Let’s keep comments clean and respectful folks…
Ok, let’s try this.
First you will never reach 0% moisture … the forces driving condensation are just too high.
Second, after you remove wood from the heated drying environment, it will very rapidly (read minutes, not hours) pick back up moisture, even in a dry environment. The forces driving capillary condensation are that strong. You would have to be extremely fast in going from the drying environment to the resin to avoid that reuptake. Plastic bags aren’t really that great at blocking moisture (that is why metalized bags were invented) … so saying you should take dry wood and seal them in bags is misleading, because after a short time the wood will not be as dry as when it came out of the heated chamber (and so what people think is “dry”, really is not.

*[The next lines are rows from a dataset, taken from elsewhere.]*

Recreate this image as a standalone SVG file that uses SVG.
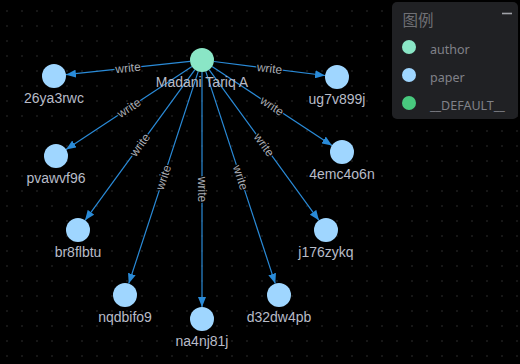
<svg xmlns="http://www.w3.org/2000/svg" width="520" height="364" viewBox="0 0 520 364">
<defs>
<pattern id="grid" patternUnits="userSpaceOnUse" x="0" y="0" width="15" height="15">
<circle cx="7" cy="11" r="0.7" fill="#3c3c3c"/>
</pattern>
<marker id="arr" viewBox="0 0 10 8" refX="10" refY="4" markerWidth="10" markerHeight="8" markerUnits="userSpaceOnUse" orient="auto">
<path d="M0,0 L10,4 L0,8 z" fill="#2a8bd8"/>
</marker>
<style>
.edge{stroke:#2a8bd8;stroke-width:1.2;fill:none;marker-end:url(#arr)}
.el{font-family:"Liberation Sans",Arial,sans-serif;font-size:12px;fill:#a9acb3;stroke:#000;stroke-width:2.5px;paint-order:stroke;text-anchor:middle;dominant-baseline:central}
.nl{font-family:"Liberation Sans",Arial,sans-serif;font-size:14px;fill:#b8bcc8;text-anchor:middle}
.author{fill:#8ae6c6}
.paper{fill:#9fd6ff}
.lg{font-family:"Noto Sans","DejaVu Sans",sans-serif;font-size:12.5px;fill:#808289}
</style>
</defs>
<rect width="520" height="364" fill="#000"/>
<rect width="520" height="364" fill="url(#grid)"/>
<g id="connectors">
<line class="edge" x1="190.07" y1="61.29" x2="65.93" y2="74.71"/>
<line class="edge" x1="213.91" y1="61.5" x2="325.09" y2="75.5"/>
<line class="edge" x1="191.97" y1="66.59" x2="66.03" y2="149.41"/>
<line class="edge" x1="212.03" y1="66.59" x2="331.97" y2="145.41"/>
<line class="edge" x1="194.93" y1="69.69" x2="85.07" y2="220.31"/>
<line class="edge" x1="209.07" y1="69.69" x2="318.93" y2="220.31"/>
<line class="edge" x1="198.26" y1="71.4" x2="128.74" y2="283.6"/>
<line class="edge" x1="202" y1="72" x2="202" y2="307"/>
<line class="edge" x1="205.74" y1="71.4" x2="275.26" y2="283.6"/>
<text class="el" transform="translate(128,68) rotate(-6.17)">write</text>
<text class="el" transform="translate(269.5,68.5) rotate(7.18)">write</text>
<text class="el" transform="translate(129,108) rotate(-33.33)">write</text>
<text class="el" transform="translate(272,106) rotate(33.31)">write</text>
<text class="el" transform="translate(140,145) rotate(-53.89)">write</text>
<text class="el" transform="translate(264,145) rotate(53.89)">write</text>
<text class="el" transform="translate(163.5,177.5) rotate(-71.86)">write</text>
<text class="el" transform="translate(202,189.5) rotate(90)">write</text>
<text class="el" transform="translate(240.5,177.5) rotate(71.86)">write</text>
</g>
<g id="n-madani"><circle class="author" cx="202" cy="60" r="12"/><text class="nl" x="202" y="87">Madani Tariq A</text></g>
<g id="n-26ya3rwc"><circle class="paper" cx="54" cy="76" r="12"/><text class="nl" x="54" y="103">26ya3rwc</text></g>
<g id="n-ug7v899j"><circle class="paper" cx="337" cy="77" r="12"/><text class="nl" x="337" y="104">ug7v899j</text></g>
<g id="n-pvawvf96"><circle class="paper" cx="56" cy="156" r="12"/><text class="nl" x="56" y="183">pvawvf96</text></g>
<g id="n-4emc4o6n"><circle class="paper" cx="342" cy="152" r="12"/><text class="nl" x="342" y="179">4emc4o6n</text></g>
<g id="n-br8flbtu"><circle class="paper" cx="78" cy="230" r="12"/><text class="nl" x="78" y="257">br8flbtu</text></g>
<g id="n-j176zykq"><circle class="paper" cx="326" cy="230" r="12"/><text class="nl" x="326" y="257">j176zykq</text></g>
<g id="n-nqdbifo9"><circle class="paper" cx="125" cy="295" r="12"/><text class="nl" x="125" y="322">nqdbifo9</text></g>
<g id="n-na4nj81j"><circle class="paper" cx="202" cy="319" r="12"/><text class="nl" x="202" y="346">na4nj81j</text></g>
<g id="n-d32dw4pb"><circle class="paper" cx="279" cy="295" r="12"/><text class="nl" x="279" y="322">d32dw4pb</text></g>
<g id="legend">
<rect x="392" y="2" width="126" height="117" rx="5" fill="#202124"/>
<text x="402.5" y="26" font-family="'Noto Sans CJK SC',sans-serif" font-size="15.5" fill="#6f7075">图例</text>
<line x1="502" y1="13.5" x2="512" y2="13.5" stroke="#a0a2a8" stroke-width="1.6"/>
<circle cx="409" cy="47" r="7" fill="#8ae6c6"/>
<text class="lg" x="430" y="54">author</text>
<circle cx="409" cy="75" r="7" fill="#9fd6ff"/>
<text class="lg" x="430" y="82">paper</text>
<circle cx="409" cy="103" r="7" fill="#48c97e"/>
<text class="lg" x="430" y="110">__DEFAULT__</text>
</g>
</svg>
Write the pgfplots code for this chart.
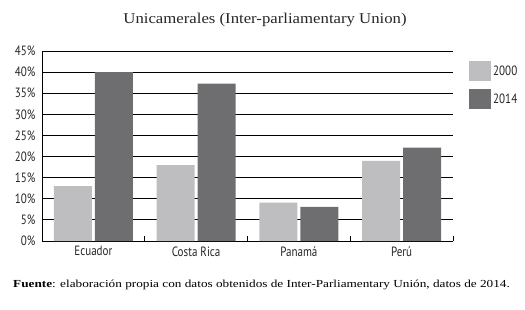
\documentclass[border=0pt]{standalone}
\usepackage{pgfplots}
\pgfplotsset{compat=1.18}
\usepackage{fontspec}
\setmainfont{Liberation Serif}
\newfontfamily\titlefont[FakeStretch=1.12]{Liberation Serif}
\newfontfamily\footfont[FakeStretch=1.23]{Liberation Serif}
\newfontfamily\cond[FakeStretch=0.82]{PT Sans}
\definecolor{cLight}{RGB}{190,190,192}
\definecolor{cDark}{RGB}{110,110,112}
\begin{document}
\begin{tikzpicture}
\useasboundingbox (-42bp,-69bp) rectangle (483bp,241bp);
\begin{axis}[
  scale only axis,
  width=411bp, height=190bp,
  xmin=-0.5, xmax=3.5,
  ymin=0, ymax=45,
  ybar=3bp, bar width=38bp,
  axis x line*=bottom, axis y line*=left,
  axis line style={black, line width=0.8pt},
  xtick={0,1,2,3},
  xticklabels={Ecuador,Costa Rica,Panam\'a,Per\'u},
  minor xtick={0.5,1.5,2.5,3.5},
  major x tick style={draw=none},
  minor tick length=5bp,
  tick align=inside,
  minor x tick style={black, line width=0.8pt},
  ytick={0,5,...,45},
  yticklabels={0\%,5\%,10\%,15\%,20\%,25\%,30\%,35\%,40\%,45\%},
  major y tick style={draw=none},
  ymajorgrids,
  grid style={black, line width=0.8pt},
  tick label style={font=\cond\fontsize{13.5}{15}\selectfont, text=black!85},
  xticklabel style={yshift=-2bp},
  yticklabel style={xshift=-3bp},
  legend style={at={(1.039,0.947)}, anchor=north west, draw=none,
    font=\cond\fontsize{13.5}{15}\selectfont, text=black!85, row sep=8bp, inner sep=0pt,
    legend cell align=left},
  legend image code/.code={\fill[#1] (0bp,-10bp) rectangle (22bp,10bp);},
]
\addplot[fill=cLight, draw=none] coordinates {(0,13) (1,18) (2,9.1) (3,19)};
\addplot[fill=cDark, draw=none] coordinates {(0,40) (1,37.3) (2,8.1) (3,22.1)};
\legend{2000,2014}
\end{axis}
\node[font=\titlefont\fontsize{15}{17}\selectfont, text=black!85] at (223bp,221bp) {Unicamerales (Inter-parliamentary Union)};
\node[anchor=west, font=\footfont\fontsize{10.8}{12}\selectfont, inner sep=0pt] at (-29bp,-44bp) {\textbf{Fuente}: elaboración propia con datos obtenidos de Inter-Parliamentary Unión, datos de 2014.};
\end{tikzpicture}
\end{document}
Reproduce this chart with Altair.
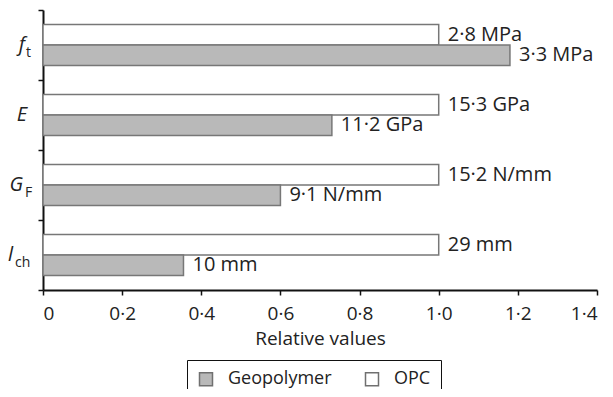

Third: the residual moisture will be present in the very smallest of the small pores. Many of these, probably most of them, are smaller than the resin could penetrate to, even under pressure (reason - water VAPOR penetration is not hindered by surface tension, and so will penetrate to, and condense in, the very smallest pores. Since the resin never gets to that “depth”, the presence of that residual moisture neither impedes, nor “pushes out” the penetrated resin.
Fourth, per the discussion above, *even with moisture present in the very smallest pores* the use of high pressure to overcome capillary forces to drive the resin into smaller pores (and thus just plain get more resin into the wood) is something the home stabilizer could never accomplish. There might be something of an issue if the pressures used are high enough to get the resin into the very smallest pores where the residual moisture sits (and the moisture would then “block” the resin … ) but my guess is that is not the case, and with the moisture below some critical level (apparently somewhere around 8-10%) , the resin and the moisture do not compete for pores.
Fifth, people cite K&G as a benchmark because of their commercial success. I personally believe that it is really hard to argue with that, regardless of the technical reasons why.